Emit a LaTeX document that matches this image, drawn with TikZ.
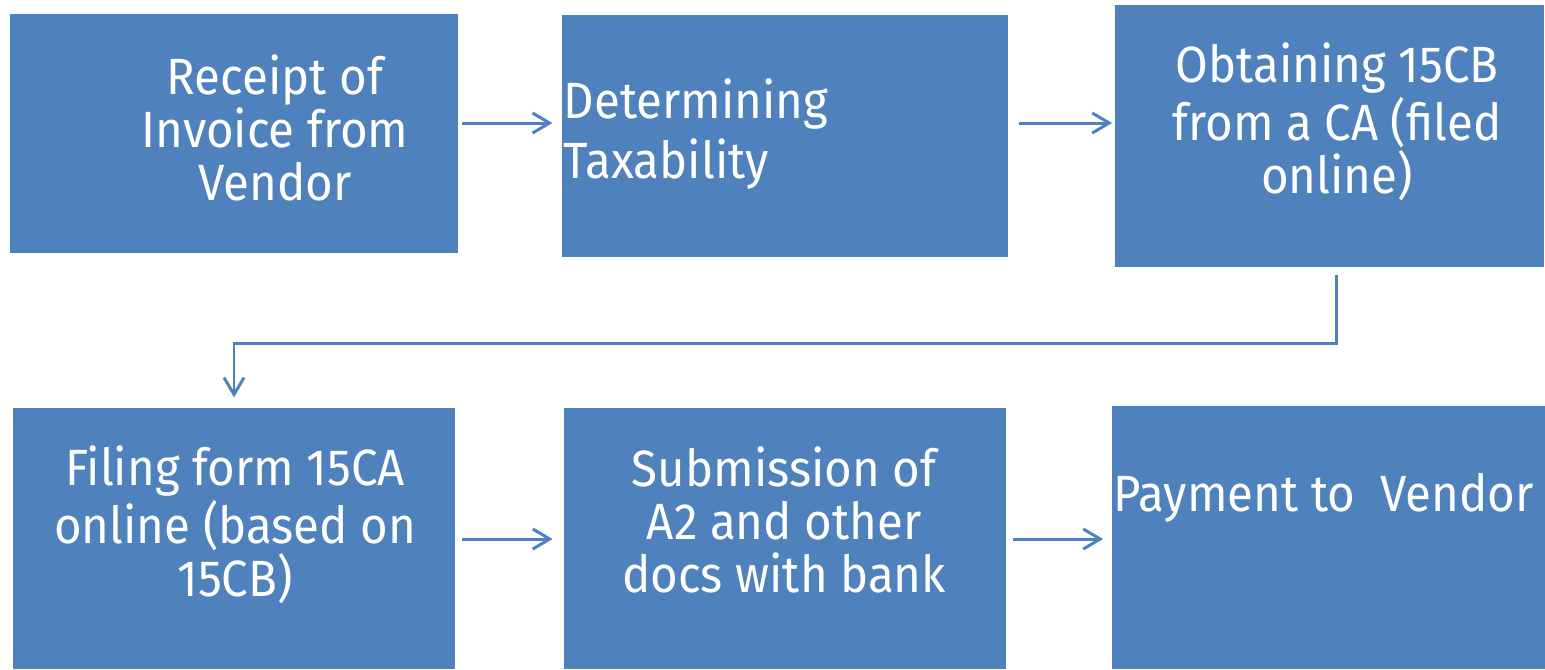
\documentclass[tikz,border=0pt]{standalone}
\usepackage{fontspec}
\setmainfont[FakeStretch=0.93]{Fira Sans}
\usepackage{xcolor}
\usetikzlibrary{positioning,calc,arrows.meta}
\definecolor{boxblue}{HTML}{4F81BD}

\begin{document}
\begin{tikzpicture}[x=0.01cm, y=-0.01cm,
    stage/.style={draw=none, fill=boxblue, rectangle, inner sep=0pt},
    caption/.style={text=white, inner sep=0pt, font=\fontsize{14.5pt}{15.1pt}\selectfont},
    flow/.style={draw=boxblue, line width=0.85pt, -{Straight Barb[length=4.8pt, width=5.7pt]}}
]
    \useasboundingbox (0,0) rectangle (1545,669);

    % Top row
    \node [stage, minimum width=4.48cm, minimum height=2.39cm] (receipt) at (234,133.5) {};
    \node [stage, minimum width=4.46cm, minimum height=2.42cm] (taxability) at (785,136) {};
    \node [stage, minimum width=4.29cm, minimum height=2.62cm] (obtain) at (1329.5,136) {};

    % Bottom row
    \node [stage, minimum width=4.42cm, minimum height=2.61cm] (filing) at (234,538.5) {};
    \node [stage, minimum width=4.42cm, minimum height=2.61cm] (submission) at (785,538.5) {};
    \node [stage, minimum width=4.33cm, minimum height=2.63cm] (payment) at (1328.5,537.5) {};

    % Texts
    \node [caption, align=center] (receipt text) at (275,128) {Receipt of\\Invoice from\\Vendor};
    \node [caption, align=left, anchor=west, font=\fontsize{14.5pt}{17.1pt}\selectfont] (taxability text) at (563,134) {Determining\\Taxability};
    \node [caption, align=center] (obtain text) at (1337,122) {Obtaining 15CB\\from a CA (filed\\online)};
    \node [caption, align=center] (filing text) at (235,525) {Filing form 15CA\\online (based on\\15CB)};
    \node [caption, align=center] (submission text) at (784,520) {Submission of\\A2 and other\\docs with bank};
    \node [caption, anchor=base west] (payment text) at (1113,511) {Payment to\ \ Vendor};

    % Connectors
    \coordinate (row1) at (0,123);
    \coordinate (row2) at (0,539);
    \coordinate (turn) at (1336,343);
    \draw [flow, shorten <=0.85pt, shorten >=2.5pt] (receipt.east |- row1) -- (taxability.west |- row1);
    \draw [flow, shorten <=2.8pt, shorten >=0.6pt] (taxability.east |- row1) -- (obtain.west |- row1);
    \draw [flow, shorten <=2pt, shorten >=2.8pt] (obtain.south -| turn) -- (turn) -| (filing.north);
    \draw [flow, shorten <=1.7pt, shorten >=3pt] (filing.east |- row2) -- (submission.west |- row2);
    \draw [flow, shorten <=1.7pt, shorten >=2.3pt] (submission.east |- row2) -- (payment.west |- row2);
\end{tikzpicture}
\end{document}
**********
YOUR OBJECTIVE: Report only the number of lines in the data above that contain "with".

TASK OUTPUT: 2